Among the issues Simms is most passionate about is the suggestion that Cowboys interim head coach Jason Garrett was somehow sabotaging Wade Phillips by calling plays to make the Dallas offense look good so he'd have a better shot at being named coach. 

"A little rumor out there that I have a problem with is that Jason Garrett was probably not calling the right plays when Wade Phillips was the coach because he was trying to undermine him," said Simms, per a CBS Sports release. "Anyone who agrees with that premise should get out of the business. I don’t think you can ever say anything worse about a coach. To say it, to even imply it about Jason Garrett, with his family and the way he grew up in the sport of football, it’s beyond ridiculous. It’s an absurd topic to bring up. It just goes to show how anybody can say anything and it gets legs now in this industry." 
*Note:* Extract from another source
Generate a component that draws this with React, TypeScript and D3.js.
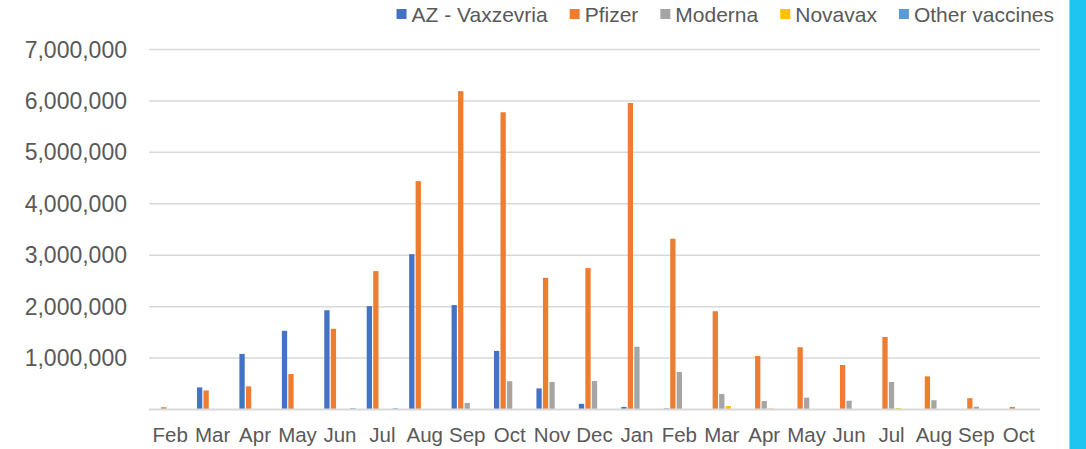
import React from 'react';
import * as d3 from 'd3';

const months = ['Feb', 'Mar', 'Apr', 'May', 'Jun', 'Jul', 'Aug', 'Sep', 'Oct', 'Nov', 'Dec',
  'Jan', 'Feb', 'Mar', 'Apr', 'May', 'Jun', 'Jul', 'Aug', 'Sep', 'Oct'];

const seriesNames = ['AZ - Vaxzevria', 'Pfizer', 'Moderna', 'Novavax', 'Other vaccines'];
const seriesColors = ['#4472C4', '#ED7D31', '#A5A5A5', '#FFC000', '#5B9BD5'];

const az = [0, 430000, 1080000, 1530000, 1930000, 2010000, 3020000, 2030000, 1140000, 410000, 110000,
  50000, 20000, 0, 0, 0, 0, 0, 0, 0, 0];
const pfizer = [45000, 370000, 450000, 690000, 1570000, 2690000, 4440000, 6190000, 5780000, 2560000, 2750000,
  5960000, 3320000, 1910000, 1040000, 1210000, 865000, 1410000, 645000, 220000, 50000];
const moderna = [0, 0, 0, 0, 0, 0, 10000, 126000, 550000, 535000, 555000,
  1220000, 730000, 300000, 165000, 230000, 170000, 535000, 180000, 55000, 0];
const novavax = [0, 0, 0, 0, 0, 0, 0, 0, 0, 0, 0,
  0, 10000, 70000, 20000, 5000, 0, 30000, 5000, 0, 0];
const other = [0, 0, 5000, 10000, 25000, 25000, 10000, 0, 0, 0, 0,
  0, 0, 0, 0, 0, 0, 0, 0, 0, 0];

const yTicks = [1000000, 2000000, 3000000, 4000000, 5000000, 6000000, 7000000];

const allSeries = [az, pfizer, moderna, novavax, other];

const W = 1086;
const H = 449;
const FONT = '"Liberation Sans", Arial, sans-serif';
const TEXT = '#595959';

function measure(text: string, size: number) {
  const c = document.createElement('canvas').getContext('2d');
  if (!c) return text.length * size * 0.55;
  c.font = `${size}px ${FONT}`;
  return c.measureText(text).width;
}

export default function App() {
  const x0 = d3.scaleBand<number>()
    .domain(months.map((_, i) => i))
    .range([149, 1040]);
  const x1 = d3.scaleBand<string>()
    .domain(seriesNames)
    .range([0, 31.3])
    .paddingInner(0.185);
  const groupOffset = (x0.bandwidth() - 31.3) / 2;
  const y = d3.scaleLinear().domain([0, 7000000]).range([409.5, 49.5]);
  const fmt = d3.format(',');

  // legend laid out right-aligned, ending at x=1054
  const legendSize = 21;
  const widths = seriesNames.map(n => measure(n, legendSize));
  const total = widths.reduce((a, b) => a + b, 0) + seriesNames.length * 15 + (seriesNames.length - 1) * 22;
  let lx = 1054 - total;
  const legendItems = seriesNames.map((n, i) => {
    const item = { name: n, x: lx, color: seriesColors[i] };
    lx += 15 + widths[i] + 22;
    return item;
  });

  return (
    <svg width={W} height={H} style={{ position: 'absolute', left: 0, top: 0, background: '#fff' }}
      fontFamily={FONT}>
      <rect x={0} y={0} width={W} height={H} fill="#fff" />

      {/* gridlines */}
      {yTicks.map(t => (
        <line key={t} x1={149} x2={1040} y1={y(t)} y2={y(t)} stroke="#D9D9D9" strokeWidth={1.5} />
      ))}
      {yTicks.map(t => (
        <text key={'l' + t} x={127} y={y(t) + 8} textAnchor="end" fontSize={23} fill={TEXT}>
          {fmt(t)}
        </text>
      ))}

      {/* bars */}
      {months.map((m, i) => (
        <g key={i} transform={`translate(${(x0(i) ?? 0) + groupOffset},0)`}>
          {allSeries.map((s, j) => s[i] > 0 ? (
            <rect key={j} x={x1(seriesNames[j])} width={x1.bandwidth()}
              y={y(s[i])} height={y(0) - y(s[i])} fill={seriesColors[j]} />
          ) : null)}
        </g>
      ))}

      {/* axis line */}
      <line x1={149} x2={1040} y1={y(0)} y2={y(0)} stroke="#D9D9D9" strokeWidth={2} />

      {months.map((m, i) => (
        <text key={'m' + i} x={(x0(i) ?? 0) + x0.bandwidth() / 2} y={442} textAnchor="middle"
          fontSize={20.5} fill={TEXT}>
          {m}
        </text>
      ))}

      {/* legend */}
      {legendItems.map(it => (
        <g key={it.name}>
          <rect x={it.x} y={9} width={10} height={10} fill={it.color} />
          <text x={it.x + 15} y={21.5} fontSize={legendSize} fill={TEXT}>{it.name}</text>
        </g>
      ))}

      {/* cyan stripe at right edge */}
      <rect x={1069} y={0} width={17} height={H} fill="#1DC5F0" />
      <line x1={1069.5} x2={1069.5} y1={0} y2={H} stroke="#7FDDF6" strokeWidth={1} />
    </svg>
  );
}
Some more topics Simms touched on: 

The Chargers' turnaround to win four straight: "They are 6-5 and they are in the middle of it. It can go from making the playoffs or not. It’s an extremely fine line. It’s almost sudden death for them. Those are the facts. I love how everybody chalks up victories in the NFL like it’s no big deal. If it wasn’t such a big deal, how did they lose to some of the worst teams on their schedule this year? The fact that it’s almost do-or-die makes you take care of all the little things and concentration never lapses. It’s commendable what they have done, but it is truly just a start."

On Cardinals quarterback Derek Anderson being being criticized for what appeared to be smiling on sideline late in blowout loss to 49ers: "Wow, what an injustice to Derek Anderson. He should be upset about it. Players make a lot of faces when they’re in games. Now we have to go by the manual how you’re supposed to have a face during the game? Open it up and it says when you lose be sure you do nothing but have a sad face. To stand on the sidelines and be questioned because maybe there was a hint of a smile on your face when you were losing? It can happen for a lot of reasons. Did I ever smile on the sidelines when we were losing? I’m sure I did. I probably looked at one of my teammates and went, ‘Wow, I can’t believe after all the work we’ve done we’ve got ourselves in this situation.’ It can be a smirk or a smile. There could be a thousand reasons for it. It’s amazing. Fans get upset if a player acts normal after a loss. How could you be acting that way after you just lost? Hey, you work hard, you do your job, you except it, and you go back to work and hope you can do something about it and change it."

On Rams rookie QB Sam Bradford: "There’s nothing left to say about Sam Bradford. He has said it all year long. Of course to do it so seamlessly as the first pick in the draft and somebody as talented as he is, it’s even higher than the expectations I had for him. Did I think it would be a good year statistically for him? No. Did I think they would have a chance to win five games? Probably not, but I sure wasn’t going to judge him on that. The Rams organization and what they’ve done as a team, and how they let him play without getting him beat up, is a model for the next team who drafts a quarterback high. The Rams have followed the model of the Atlanta Falcons, Baltimore Ravens, New York Jets and Detroit Lions. The Lions did it right too. Their guy just happened to get hurt. These teams are making good decisions, picking the right guys and more importantly, giving them great support, which is helping them succeed. First and foremost, for it to work, the one thing all these team’s quarterbacks have in common is talent."

On Andre Johnson and Cortland Finnegan fines questioned as too little for repeat offenders: "It’s like everything in the NFL now. Am I okay with it? It’s all about the rules that have been set so they opened up the book and it says, second offense, $25,000 fine. There’s no emotion in the decisions. It’s got to be almost by the letter of the law and that’s what the NFL did. I don’t know how you can complain one way or the other."